_Task instructions_. Write out again exactly the lines from the one containing "Reproduce this chart with matplotlib." through the one containing "1.4, 1.6, 1.8, 2.0]", both included, and omit the pictures.

(Charts and diagrams as code)
"""

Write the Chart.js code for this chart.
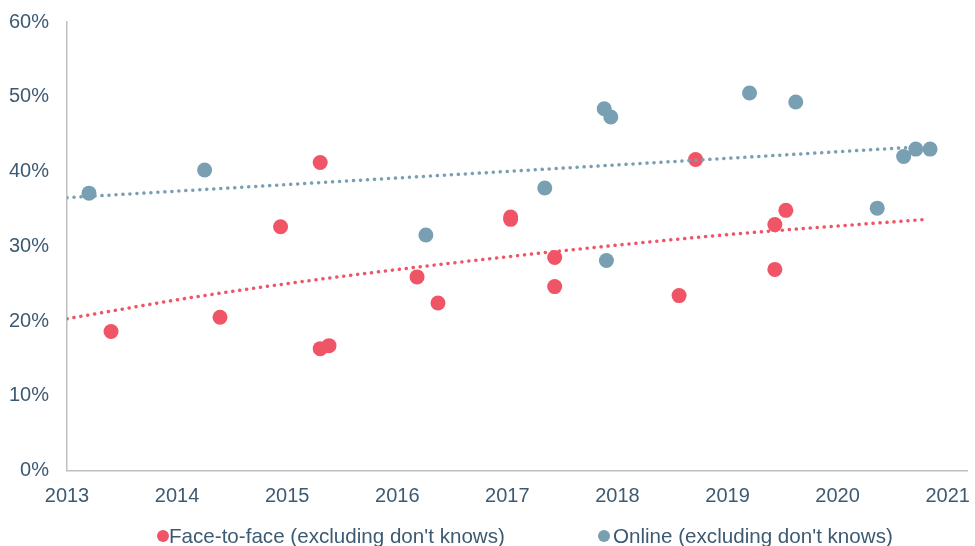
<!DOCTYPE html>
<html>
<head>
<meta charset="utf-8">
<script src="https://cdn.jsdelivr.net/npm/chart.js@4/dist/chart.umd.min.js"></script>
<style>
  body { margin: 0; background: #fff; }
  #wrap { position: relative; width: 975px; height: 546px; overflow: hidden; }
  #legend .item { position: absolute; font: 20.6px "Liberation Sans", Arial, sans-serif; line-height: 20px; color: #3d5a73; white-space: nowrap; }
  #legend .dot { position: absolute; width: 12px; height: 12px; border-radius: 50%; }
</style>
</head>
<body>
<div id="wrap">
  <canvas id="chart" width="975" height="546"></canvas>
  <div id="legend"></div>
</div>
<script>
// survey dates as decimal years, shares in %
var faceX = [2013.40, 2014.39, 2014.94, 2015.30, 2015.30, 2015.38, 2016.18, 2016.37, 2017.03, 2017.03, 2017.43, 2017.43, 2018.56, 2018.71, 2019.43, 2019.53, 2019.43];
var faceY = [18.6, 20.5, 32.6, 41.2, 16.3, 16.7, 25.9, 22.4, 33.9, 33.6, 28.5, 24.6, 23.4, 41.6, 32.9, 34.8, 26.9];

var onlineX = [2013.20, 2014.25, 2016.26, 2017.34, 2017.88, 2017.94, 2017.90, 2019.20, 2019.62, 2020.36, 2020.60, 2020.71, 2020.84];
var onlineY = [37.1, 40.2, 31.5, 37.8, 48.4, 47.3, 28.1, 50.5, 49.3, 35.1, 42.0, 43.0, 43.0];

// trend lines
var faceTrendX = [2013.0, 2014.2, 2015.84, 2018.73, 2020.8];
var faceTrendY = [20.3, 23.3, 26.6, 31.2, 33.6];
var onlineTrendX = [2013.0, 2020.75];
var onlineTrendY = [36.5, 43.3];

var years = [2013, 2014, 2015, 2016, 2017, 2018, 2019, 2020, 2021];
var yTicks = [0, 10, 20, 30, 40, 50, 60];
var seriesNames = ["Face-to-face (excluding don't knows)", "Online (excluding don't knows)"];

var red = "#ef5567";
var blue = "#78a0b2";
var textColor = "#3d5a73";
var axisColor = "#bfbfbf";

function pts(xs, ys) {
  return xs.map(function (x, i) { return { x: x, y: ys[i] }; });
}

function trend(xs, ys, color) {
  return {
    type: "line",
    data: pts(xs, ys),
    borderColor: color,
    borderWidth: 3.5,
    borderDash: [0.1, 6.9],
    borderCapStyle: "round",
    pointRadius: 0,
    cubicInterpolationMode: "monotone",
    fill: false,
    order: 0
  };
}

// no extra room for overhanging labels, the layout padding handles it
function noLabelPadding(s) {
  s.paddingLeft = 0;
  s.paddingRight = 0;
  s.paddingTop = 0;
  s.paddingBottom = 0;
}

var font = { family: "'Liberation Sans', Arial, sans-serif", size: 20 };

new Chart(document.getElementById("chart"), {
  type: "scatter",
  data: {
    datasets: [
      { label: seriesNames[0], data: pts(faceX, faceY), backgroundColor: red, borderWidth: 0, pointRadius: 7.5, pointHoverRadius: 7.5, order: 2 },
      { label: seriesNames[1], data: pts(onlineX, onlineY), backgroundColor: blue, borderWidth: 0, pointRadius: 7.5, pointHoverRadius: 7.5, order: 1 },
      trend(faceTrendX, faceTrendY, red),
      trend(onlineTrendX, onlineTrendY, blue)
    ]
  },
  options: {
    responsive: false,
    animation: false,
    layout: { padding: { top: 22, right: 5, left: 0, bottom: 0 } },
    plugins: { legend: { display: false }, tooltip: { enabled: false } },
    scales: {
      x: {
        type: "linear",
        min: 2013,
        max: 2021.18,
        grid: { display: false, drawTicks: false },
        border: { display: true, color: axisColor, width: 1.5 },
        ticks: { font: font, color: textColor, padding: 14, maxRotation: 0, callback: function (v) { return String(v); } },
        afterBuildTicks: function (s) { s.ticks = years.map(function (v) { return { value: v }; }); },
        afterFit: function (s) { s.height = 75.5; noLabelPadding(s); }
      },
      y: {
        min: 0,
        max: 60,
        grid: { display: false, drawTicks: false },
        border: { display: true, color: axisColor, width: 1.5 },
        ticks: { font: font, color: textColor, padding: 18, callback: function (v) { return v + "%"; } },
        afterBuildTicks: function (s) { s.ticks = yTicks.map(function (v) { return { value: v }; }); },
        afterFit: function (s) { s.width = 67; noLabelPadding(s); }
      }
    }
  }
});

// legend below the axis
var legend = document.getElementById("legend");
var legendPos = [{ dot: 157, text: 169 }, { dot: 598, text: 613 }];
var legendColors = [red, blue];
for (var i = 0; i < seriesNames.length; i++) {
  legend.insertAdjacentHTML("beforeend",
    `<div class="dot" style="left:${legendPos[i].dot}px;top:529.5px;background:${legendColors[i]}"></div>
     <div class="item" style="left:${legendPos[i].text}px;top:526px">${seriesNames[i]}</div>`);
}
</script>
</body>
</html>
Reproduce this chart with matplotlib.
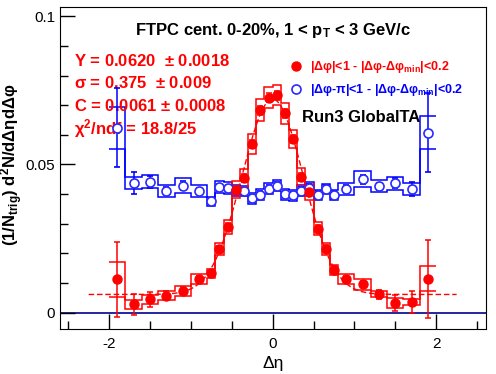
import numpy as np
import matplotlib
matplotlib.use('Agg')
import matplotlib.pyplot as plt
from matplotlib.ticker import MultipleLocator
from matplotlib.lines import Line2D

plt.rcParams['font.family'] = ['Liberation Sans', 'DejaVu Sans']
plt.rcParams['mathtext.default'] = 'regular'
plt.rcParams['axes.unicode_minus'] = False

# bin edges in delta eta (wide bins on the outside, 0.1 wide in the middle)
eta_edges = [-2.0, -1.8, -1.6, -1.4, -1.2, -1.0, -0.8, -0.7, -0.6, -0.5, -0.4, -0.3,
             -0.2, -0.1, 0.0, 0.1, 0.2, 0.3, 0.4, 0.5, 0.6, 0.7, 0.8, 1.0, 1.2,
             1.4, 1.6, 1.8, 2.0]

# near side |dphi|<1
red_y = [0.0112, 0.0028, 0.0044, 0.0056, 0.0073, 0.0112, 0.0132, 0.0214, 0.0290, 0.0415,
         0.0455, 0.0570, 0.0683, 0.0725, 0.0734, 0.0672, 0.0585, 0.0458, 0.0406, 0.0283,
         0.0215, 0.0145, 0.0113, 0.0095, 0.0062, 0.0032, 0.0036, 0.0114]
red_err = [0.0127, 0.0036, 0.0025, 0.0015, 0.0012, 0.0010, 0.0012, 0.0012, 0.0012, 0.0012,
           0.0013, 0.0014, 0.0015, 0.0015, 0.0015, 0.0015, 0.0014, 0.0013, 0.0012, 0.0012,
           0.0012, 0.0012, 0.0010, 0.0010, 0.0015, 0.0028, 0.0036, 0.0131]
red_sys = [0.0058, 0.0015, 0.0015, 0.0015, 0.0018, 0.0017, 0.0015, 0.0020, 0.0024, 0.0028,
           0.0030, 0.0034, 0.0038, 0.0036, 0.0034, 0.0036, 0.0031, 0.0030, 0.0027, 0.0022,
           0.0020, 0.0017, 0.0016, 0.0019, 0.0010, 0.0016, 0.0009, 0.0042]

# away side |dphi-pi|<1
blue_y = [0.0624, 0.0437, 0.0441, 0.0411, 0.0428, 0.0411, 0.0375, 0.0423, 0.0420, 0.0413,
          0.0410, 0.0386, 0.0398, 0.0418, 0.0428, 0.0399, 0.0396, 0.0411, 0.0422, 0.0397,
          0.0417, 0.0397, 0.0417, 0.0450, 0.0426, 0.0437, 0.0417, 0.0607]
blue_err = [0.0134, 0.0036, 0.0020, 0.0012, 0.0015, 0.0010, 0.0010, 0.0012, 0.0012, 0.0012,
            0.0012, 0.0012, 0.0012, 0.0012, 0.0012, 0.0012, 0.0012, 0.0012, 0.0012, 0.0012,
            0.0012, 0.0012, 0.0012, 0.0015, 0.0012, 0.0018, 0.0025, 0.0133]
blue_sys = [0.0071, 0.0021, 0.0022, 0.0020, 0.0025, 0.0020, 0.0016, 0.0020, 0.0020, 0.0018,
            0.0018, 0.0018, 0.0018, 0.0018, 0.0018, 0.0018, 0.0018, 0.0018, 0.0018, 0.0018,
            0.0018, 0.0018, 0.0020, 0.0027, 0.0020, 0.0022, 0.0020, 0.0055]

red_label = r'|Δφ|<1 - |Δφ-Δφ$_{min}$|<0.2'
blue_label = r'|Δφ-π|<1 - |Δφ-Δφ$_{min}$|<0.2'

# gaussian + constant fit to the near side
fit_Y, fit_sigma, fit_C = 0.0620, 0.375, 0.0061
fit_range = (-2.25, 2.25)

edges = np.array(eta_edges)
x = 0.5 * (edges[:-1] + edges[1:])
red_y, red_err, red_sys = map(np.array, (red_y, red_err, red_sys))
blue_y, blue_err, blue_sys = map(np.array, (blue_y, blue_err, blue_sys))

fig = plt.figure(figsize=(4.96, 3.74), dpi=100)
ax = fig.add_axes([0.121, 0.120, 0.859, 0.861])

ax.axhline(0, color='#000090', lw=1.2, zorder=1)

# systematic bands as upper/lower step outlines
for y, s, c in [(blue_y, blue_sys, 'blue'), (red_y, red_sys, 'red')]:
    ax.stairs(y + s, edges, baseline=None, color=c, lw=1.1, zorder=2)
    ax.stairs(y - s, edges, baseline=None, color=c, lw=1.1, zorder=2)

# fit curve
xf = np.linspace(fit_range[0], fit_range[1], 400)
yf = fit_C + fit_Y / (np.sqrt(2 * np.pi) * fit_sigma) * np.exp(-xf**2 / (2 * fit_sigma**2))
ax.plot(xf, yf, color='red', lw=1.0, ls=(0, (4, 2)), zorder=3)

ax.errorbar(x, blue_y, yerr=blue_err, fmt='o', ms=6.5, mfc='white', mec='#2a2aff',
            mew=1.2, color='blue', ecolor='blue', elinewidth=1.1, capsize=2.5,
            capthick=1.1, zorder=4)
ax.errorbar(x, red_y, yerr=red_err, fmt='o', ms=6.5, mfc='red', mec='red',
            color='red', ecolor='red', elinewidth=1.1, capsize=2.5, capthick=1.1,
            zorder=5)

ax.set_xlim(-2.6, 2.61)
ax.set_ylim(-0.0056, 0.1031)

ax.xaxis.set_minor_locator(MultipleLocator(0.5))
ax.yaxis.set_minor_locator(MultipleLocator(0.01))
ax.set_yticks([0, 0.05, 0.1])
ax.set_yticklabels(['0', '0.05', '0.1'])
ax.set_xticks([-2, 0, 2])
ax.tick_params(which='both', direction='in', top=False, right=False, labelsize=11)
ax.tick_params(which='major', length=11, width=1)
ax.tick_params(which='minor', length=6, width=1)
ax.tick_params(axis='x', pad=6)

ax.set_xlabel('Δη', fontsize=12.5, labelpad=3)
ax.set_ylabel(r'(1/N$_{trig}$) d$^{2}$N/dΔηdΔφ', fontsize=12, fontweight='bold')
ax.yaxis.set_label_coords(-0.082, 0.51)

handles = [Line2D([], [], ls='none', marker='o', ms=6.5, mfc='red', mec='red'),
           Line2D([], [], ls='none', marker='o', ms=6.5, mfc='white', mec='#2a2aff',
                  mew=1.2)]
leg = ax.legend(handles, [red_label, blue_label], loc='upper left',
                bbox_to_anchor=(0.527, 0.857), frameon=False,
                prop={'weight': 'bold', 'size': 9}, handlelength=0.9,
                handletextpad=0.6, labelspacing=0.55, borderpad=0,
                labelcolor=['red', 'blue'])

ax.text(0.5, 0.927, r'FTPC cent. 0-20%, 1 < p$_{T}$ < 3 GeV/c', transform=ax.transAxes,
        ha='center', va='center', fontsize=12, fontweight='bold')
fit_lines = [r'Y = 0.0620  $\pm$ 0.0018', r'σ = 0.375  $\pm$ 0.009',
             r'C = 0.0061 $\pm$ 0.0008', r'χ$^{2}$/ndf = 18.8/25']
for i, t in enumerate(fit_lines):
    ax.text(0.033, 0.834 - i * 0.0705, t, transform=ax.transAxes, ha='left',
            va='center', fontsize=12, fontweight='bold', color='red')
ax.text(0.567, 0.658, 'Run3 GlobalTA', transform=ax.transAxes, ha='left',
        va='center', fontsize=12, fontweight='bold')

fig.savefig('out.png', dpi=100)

"""

_Answer for the task_.
Reproduce this chart with matplotlib.
import numpy as np
import matplotlib
matplotlib.use('Agg')
import matplotlib.pyplot as plt
from matplotlib.ticker import MultipleLocator
from matplotlib.lines import Line2D

plt.rcParams['font.family'] = ['Liberation Sans', 'DejaVu Sans']
plt.rcParams['mathtext.default'] = 'regular'
plt.rcParams['axes.unicode_minus'] = False

# bin edges in delta eta (wide bins on the outside, 0.1 wide in the middle)
eta_edges = [-2.0, -1.8, -1.6, -1.4, -1.2, -1.0, -0.8, -0.7, -0.6, -0.5, -0.4, -0.3,
             -0.2, -0.1, 0.0, 0.1, 0.2, 0.3, 0.4, 0.5, 0.6, 0.7, 0.8, 1.0, 1.2,
             1.4, 1.6, 1.8, 2.0]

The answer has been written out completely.